|
|
"Patria
dispersa: caes
Como pastilla de veneno en mis horas"
Roque Dalton |
María Orbelina camina pesadamente. El trabajo de parto comenzó.
Y cómo no, con el susto. Le faltan 29 días para que nazca su cuarto hijo, pero parece que la hora llegó.
Alguien llegó a sacarla. A ella, a sus hijos, a su suegra, a sus sobrinos, a su tía. Sólo les ayudaron y se fueron.
Es sábado, el primero de octubre, y la abuela queda a cargo de Yamilet, de Cristian y Karina. Todos hijos de la Orbe. De allí en adelante, no les despegará el ojo.
Todo está oscuro. La incertidumbre y el susto pesan en los hombros de familias que se apretujan en los albergues, en San Isidro.
Familias con pánico, familias con niños, familias con viejos. Familias con chivos y gallinas. Los chinearon y empujaron. Rogaron a Dios que el cerro no se les viniera encima.
Todos lo cuentan: así traqueteó la tierra, así vieron la nube que hacía remolinos sobre sus cabezas. Así las piedras incandescentes destruyeron todo: las casas, los árboles, las orquídeas. Destruyeron a dos hombres, y el sufrimiento a dos familias.
Karina sueña con orquídeas y jocotes. Dormita. Su vestidito gris que era blanco. Sus pies que siempre han sido descalzos, mugrientos.
Su hermano tenía las manos frías, como que jugaba con hielo, cuando su abuela lo agarrró para huir.
Porque primero fue el retumbo y, tras él, la erupción.
Dijeron con miedo, a meter las cosas a las bolsas, tres vestidos y unos pañales para los cipotes. Tres costales y una bolsa. La vida en ello.
Que no se duerman, porque vienen las colchonetas. Les han prometido que no dormirán en lo duro.
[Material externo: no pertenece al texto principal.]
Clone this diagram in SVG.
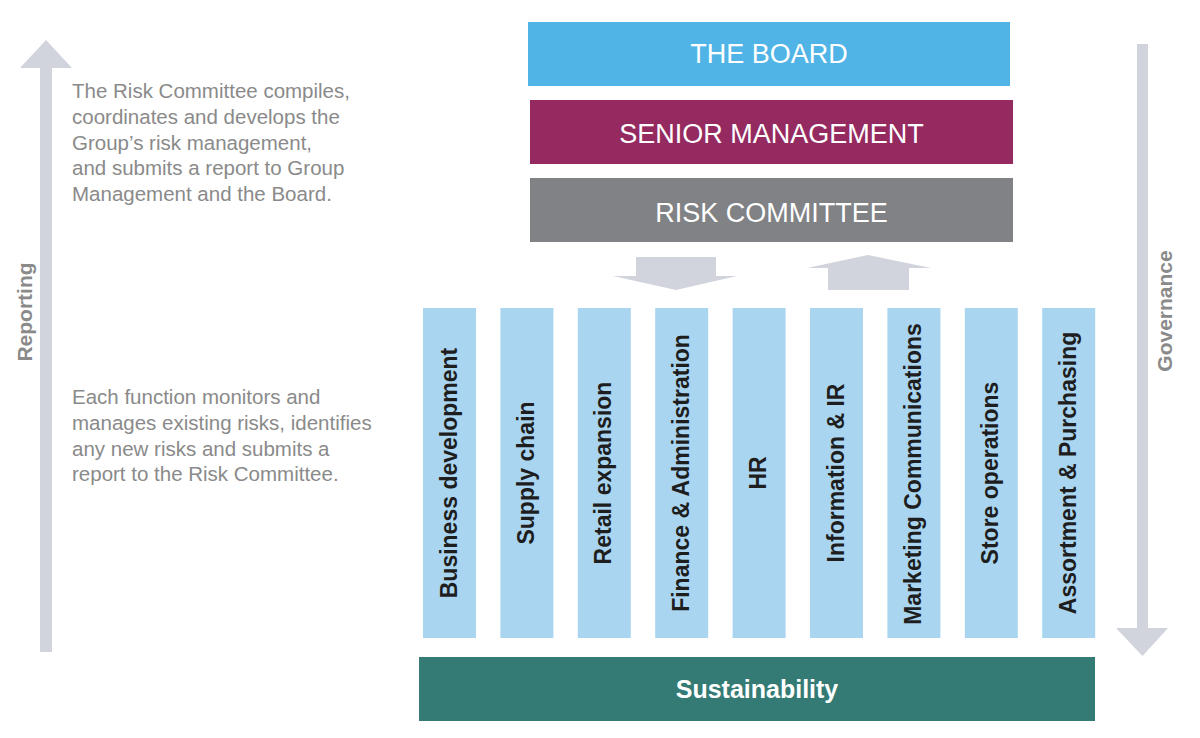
<svg xmlns="http://www.w3.org/2000/svg" width="1200" height="738" viewBox="0 0 1200 738">
<style>
.para{font-family:"Liberation Sans",Arial,sans-serif;font-size:20.5px;fill:#8a8a8a}
.side{font-family:"Liberation Sans",Arial,sans-serif;font-size:21px;font-weight:bold;fill:#8a8a8a}
.head{font-family:"Liberation Sans",Arial,sans-serif;font-size:27px;fill:#ffffff}
.col{fill:#a9d5f1}
.colt{font-family:"Liberation Sans",Arial,sans-serif;font-size:23px;font-weight:bold;fill:#1e1e1e}
.arr{fill:#d1d4dc}
</style>
<rect width="1200" height="738" fill="#ffffff"/>
<g id="connectors">
<polygon class="arr" points="40,652 52,652 52,68 72,68 46,40 20,68 40,68"/>
<polygon class="arr" points="1137,44 1148,44 1148,628 1168,628 1142.5,656 1116,628 1137,628"/>
<polygon class="arr" points="636,257 716,257 716,276 737,276 676,290 613,276 636,276"/>
<polygon class="arr" points="828,290 909,290 909,268 931,268 868,255 807,268 828,268"/>
</g>
<g id="labels">
<text class="side" transform="translate(32,312) rotate(-90)" text-anchor="middle">Reporting</text>
<text class="side" transform="translate(1172,311) rotate(-90)" text-anchor="middle">Governance</text>
<text class="para" x="72" y="98">The Risk Committee compiles,</text>
<text class="para" x="72" y="124">coordinates and develops the</text>
<text class="para" x="72" y="149.5">Group’s risk management,</text>
<text class="para" x="72" y="175">and submits a report to Group</text>
<text class="para" x="72" y="200.5">Management and the Board.</text>
<text class="para" x="72" y="404">Each function monitors and</text>
<text class="para" x="72" y="430">manages existing risks, identifies</text>
<text class="para" x="72" y="455.5">any new risks and submits a</text>
<text class="para" x="72" y="481">report to the Risk Committee.</text>
</g>
<g id="board">
<rect x="528" y="22" width="482" height="64" fill="#50b4e6"/>
<text class="head" x="769" y="63" text-anchor="middle">THE BOARD</text>
</g>
<g id="senior-management">
<rect x="530" y="100" width="483" height="64" fill="#952a61"/>
<text class="head" x="771.5" y="143" text-anchor="middle">SENIOR MANAGEMENT</text>
</g>
<g id="risk-committee">
<rect x="530" y="178" width="483" height="64" fill="#808285"/>
<text class="head" x="771.5" y="222" text-anchor="middle">RISK COMMITTEE</text>
</g>
<g id="business-development">
<rect class="col" x="423" y="308" width="53" height="330"/>
<text class="colt" transform="translate(456.5,473) rotate(-90)" text-anchor="middle">Business development</text>
</g>
<g id="supply-chain">
<rect class="col" x="500.4" y="308" width="53" height="330"/>
<text class="colt" transform="translate(533.9,473) rotate(-90)" text-anchor="middle">Supply chain</text>
</g>
<g id="retail-expansion">
<rect class="col" x="577.8" y="308" width="53" height="330"/>
<text class="colt" transform="translate(611.3,473) rotate(-90)" text-anchor="middle">Retail expansion</text>
</g>
<g id="finance-administration">
<rect class="col" x="655.2" y="308" width="53" height="330"/>
<text class="colt" transform="translate(688.7,473) rotate(-90)" text-anchor="middle">Finance &amp; Administration</text>
</g>
<g id="hr">
<rect class="col" x="732.6" y="308" width="53" height="330"/>
<text class="colt" transform="translate(766.1,473) rotate(-90)" text-anchor="middle">HR</text>
</g>
<g id="information-ir">
<rect class="col" x="810" y="308" width="53" height="330"/>
<text class="colt" transform="translate(843.5,473) rotate(-90)" text-anchor="middle">Information &amp; IR</text>
</g>
<g id="marketing-communications">
<rect class="col" x="887.4" y="308" width="53" height="330"/>
<text class="colt" transform="translate(920.9,474) rotate(-90)" text-anchor="middle">Marketing Communications</text>
</g>
<g id="store-operations">
<rect class="col" x="964.8" y="308" width="53" height="330"/>
<text class="colt" transform="translate(998.3,473) rotate(-90)" text-anchor="middle">Store operations</text>
</g>
<g id="assortment-purchasing">
<rect class="col" x="1042.2" y="308" width="53" height="330"/>
<text class="colt" transform="translate(1075.7,473) rotate(-90)" text-anchor="middle">Assortment &amp; Purchasing</text>
</g>
<g id="sustainability">
<rect x="419" y="657" width="676" height="64" fill="#337b74"/>
<text x="757" y="698" text-anchor="middle" font-family="Liberation Sans, Arial, sans-serif" font-size="25" font-weight="bold" fill="#ffffff">Sustainability</text>
</g>
</svg>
Pero ya es tarde y en las aulas, yacen las familias, sin más suelo que una manta.
Dionisia es la abuela que envuelve, que vigila, que ruega al cielo para que el volcán se apacigüe. Dionisia no duerme, piensa en la nuera en el hospital, Cristian que se mete las manos sucias a la boca, enYamilet que está descalza, en su hijo que se quedó en el cerro.
Porque hay que cuidar los jocotes, porque en diciembre no habrá corta.
No, por el volcán.
El murmullo de una plegaria, arrinconada entre costales, materializa al Espíritu Santo. Agustín Domínguez lo toca, lo abraza y se aferra.
Hincado, protege a sus hijos.
Las colchonetas llegan con el alba. Y con ella, las ganas de volver.
Llueve y seguirá lloviendo.
Los niños corretearán en los charcos.
Siempre tendrán hambre.
Huirán a las vacunas y se sacarán los piojos.